▶ **What is asked**
How many of the lines that follow contain the word "this"? Give only the number.

***** Records supplied *****

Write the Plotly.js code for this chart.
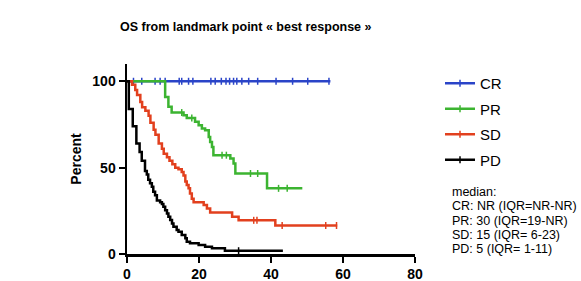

*****
***** Records supplied *****

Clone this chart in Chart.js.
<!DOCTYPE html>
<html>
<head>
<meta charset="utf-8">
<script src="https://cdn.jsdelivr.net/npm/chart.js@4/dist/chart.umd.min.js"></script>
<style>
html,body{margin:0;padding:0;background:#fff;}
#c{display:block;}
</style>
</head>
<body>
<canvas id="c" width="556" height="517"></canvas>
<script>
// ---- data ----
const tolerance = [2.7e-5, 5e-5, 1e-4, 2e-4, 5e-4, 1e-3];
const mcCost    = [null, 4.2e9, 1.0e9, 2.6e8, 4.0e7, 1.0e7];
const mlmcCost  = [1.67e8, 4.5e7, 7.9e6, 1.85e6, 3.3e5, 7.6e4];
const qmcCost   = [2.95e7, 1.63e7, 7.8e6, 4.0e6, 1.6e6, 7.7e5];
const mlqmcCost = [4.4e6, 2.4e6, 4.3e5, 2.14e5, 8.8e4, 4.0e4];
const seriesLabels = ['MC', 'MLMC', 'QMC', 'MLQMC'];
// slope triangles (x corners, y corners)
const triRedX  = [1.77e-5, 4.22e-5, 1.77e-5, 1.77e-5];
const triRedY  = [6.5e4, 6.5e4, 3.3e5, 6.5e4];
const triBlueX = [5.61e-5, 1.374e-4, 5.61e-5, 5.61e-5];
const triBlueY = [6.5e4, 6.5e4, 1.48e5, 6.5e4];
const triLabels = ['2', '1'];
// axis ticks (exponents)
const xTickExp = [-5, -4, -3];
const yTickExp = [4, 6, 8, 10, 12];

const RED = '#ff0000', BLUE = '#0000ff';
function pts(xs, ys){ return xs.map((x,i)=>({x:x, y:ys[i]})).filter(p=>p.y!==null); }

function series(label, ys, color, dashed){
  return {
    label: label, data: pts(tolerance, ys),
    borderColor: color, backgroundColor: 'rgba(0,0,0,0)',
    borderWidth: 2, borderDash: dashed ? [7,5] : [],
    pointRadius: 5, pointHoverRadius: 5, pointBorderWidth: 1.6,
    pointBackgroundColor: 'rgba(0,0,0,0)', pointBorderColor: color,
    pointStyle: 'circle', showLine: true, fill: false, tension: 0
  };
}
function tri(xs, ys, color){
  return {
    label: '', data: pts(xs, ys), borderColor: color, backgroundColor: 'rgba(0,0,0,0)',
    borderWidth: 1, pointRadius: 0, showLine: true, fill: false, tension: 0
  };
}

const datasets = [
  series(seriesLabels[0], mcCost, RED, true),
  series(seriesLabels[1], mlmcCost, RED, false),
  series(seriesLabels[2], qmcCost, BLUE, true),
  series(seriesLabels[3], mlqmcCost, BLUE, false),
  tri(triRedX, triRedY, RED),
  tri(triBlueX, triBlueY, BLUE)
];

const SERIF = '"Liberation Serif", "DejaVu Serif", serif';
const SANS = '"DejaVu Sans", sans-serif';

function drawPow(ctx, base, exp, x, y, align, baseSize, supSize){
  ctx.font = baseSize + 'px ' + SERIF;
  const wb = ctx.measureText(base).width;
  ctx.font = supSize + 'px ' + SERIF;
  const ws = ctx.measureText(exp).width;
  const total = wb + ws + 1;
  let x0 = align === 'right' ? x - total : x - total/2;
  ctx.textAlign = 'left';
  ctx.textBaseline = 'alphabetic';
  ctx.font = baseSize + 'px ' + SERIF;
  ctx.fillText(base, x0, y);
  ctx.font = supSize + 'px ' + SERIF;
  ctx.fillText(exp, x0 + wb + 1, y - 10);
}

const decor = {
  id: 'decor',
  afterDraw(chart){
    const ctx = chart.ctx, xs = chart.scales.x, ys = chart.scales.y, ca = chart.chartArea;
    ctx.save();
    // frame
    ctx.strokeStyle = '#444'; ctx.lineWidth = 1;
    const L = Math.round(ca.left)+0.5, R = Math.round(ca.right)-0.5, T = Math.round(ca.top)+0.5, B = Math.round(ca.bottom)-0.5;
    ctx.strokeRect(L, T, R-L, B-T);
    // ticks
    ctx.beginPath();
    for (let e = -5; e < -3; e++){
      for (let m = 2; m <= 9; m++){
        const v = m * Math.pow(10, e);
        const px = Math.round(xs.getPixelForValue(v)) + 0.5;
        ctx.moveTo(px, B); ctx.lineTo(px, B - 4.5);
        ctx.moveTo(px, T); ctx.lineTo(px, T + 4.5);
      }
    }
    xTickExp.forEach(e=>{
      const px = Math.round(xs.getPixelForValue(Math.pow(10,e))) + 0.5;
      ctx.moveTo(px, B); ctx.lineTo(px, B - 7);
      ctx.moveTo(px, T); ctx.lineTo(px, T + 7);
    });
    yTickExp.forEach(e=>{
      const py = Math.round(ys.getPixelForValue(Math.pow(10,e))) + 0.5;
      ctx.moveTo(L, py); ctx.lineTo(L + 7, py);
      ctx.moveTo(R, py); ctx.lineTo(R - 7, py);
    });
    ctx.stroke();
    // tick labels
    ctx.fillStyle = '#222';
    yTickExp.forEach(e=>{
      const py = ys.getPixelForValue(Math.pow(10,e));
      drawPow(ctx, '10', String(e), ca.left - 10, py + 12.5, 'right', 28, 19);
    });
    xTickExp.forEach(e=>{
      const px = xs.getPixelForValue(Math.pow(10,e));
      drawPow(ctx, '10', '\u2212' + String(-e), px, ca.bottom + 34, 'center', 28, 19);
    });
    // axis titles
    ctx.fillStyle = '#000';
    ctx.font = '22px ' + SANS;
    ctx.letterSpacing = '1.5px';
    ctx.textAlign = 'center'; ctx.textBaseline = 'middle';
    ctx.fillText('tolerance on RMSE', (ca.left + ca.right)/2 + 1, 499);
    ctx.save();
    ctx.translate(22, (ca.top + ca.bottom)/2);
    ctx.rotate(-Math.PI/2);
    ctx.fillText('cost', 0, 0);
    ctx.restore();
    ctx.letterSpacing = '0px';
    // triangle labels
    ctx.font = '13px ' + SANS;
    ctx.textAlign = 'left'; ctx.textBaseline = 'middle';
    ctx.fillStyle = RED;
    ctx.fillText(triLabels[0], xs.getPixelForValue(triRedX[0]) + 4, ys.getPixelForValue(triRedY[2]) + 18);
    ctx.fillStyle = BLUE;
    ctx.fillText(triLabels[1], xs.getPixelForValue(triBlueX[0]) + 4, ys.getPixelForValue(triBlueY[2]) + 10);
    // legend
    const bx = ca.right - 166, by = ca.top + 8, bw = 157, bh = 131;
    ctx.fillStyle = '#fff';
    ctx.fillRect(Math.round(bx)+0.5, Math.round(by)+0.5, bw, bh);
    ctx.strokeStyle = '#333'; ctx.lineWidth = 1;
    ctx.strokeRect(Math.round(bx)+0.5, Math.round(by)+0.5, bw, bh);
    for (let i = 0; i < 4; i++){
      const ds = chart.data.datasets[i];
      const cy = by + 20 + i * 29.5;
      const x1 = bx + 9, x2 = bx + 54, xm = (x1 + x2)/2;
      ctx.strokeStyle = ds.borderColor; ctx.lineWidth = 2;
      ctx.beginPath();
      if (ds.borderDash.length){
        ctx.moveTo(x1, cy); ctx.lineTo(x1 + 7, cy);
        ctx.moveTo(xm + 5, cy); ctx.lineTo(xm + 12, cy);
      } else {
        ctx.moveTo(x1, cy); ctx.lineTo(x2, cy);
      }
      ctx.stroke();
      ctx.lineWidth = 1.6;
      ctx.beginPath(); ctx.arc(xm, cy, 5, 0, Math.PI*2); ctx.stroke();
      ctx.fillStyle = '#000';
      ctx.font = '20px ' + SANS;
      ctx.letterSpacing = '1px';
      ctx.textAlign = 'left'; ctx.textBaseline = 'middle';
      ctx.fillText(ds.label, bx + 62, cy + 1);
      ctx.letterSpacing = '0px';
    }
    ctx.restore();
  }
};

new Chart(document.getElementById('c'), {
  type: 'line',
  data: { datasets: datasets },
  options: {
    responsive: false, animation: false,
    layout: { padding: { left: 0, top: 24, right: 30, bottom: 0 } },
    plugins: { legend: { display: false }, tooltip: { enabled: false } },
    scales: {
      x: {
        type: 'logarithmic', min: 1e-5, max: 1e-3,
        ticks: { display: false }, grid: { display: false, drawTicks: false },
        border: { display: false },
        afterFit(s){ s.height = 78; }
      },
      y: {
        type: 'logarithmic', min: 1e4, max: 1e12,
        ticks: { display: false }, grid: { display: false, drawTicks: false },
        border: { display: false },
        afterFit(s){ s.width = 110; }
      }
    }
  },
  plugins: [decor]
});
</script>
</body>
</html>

*****

▶ **Output of the exercise**
2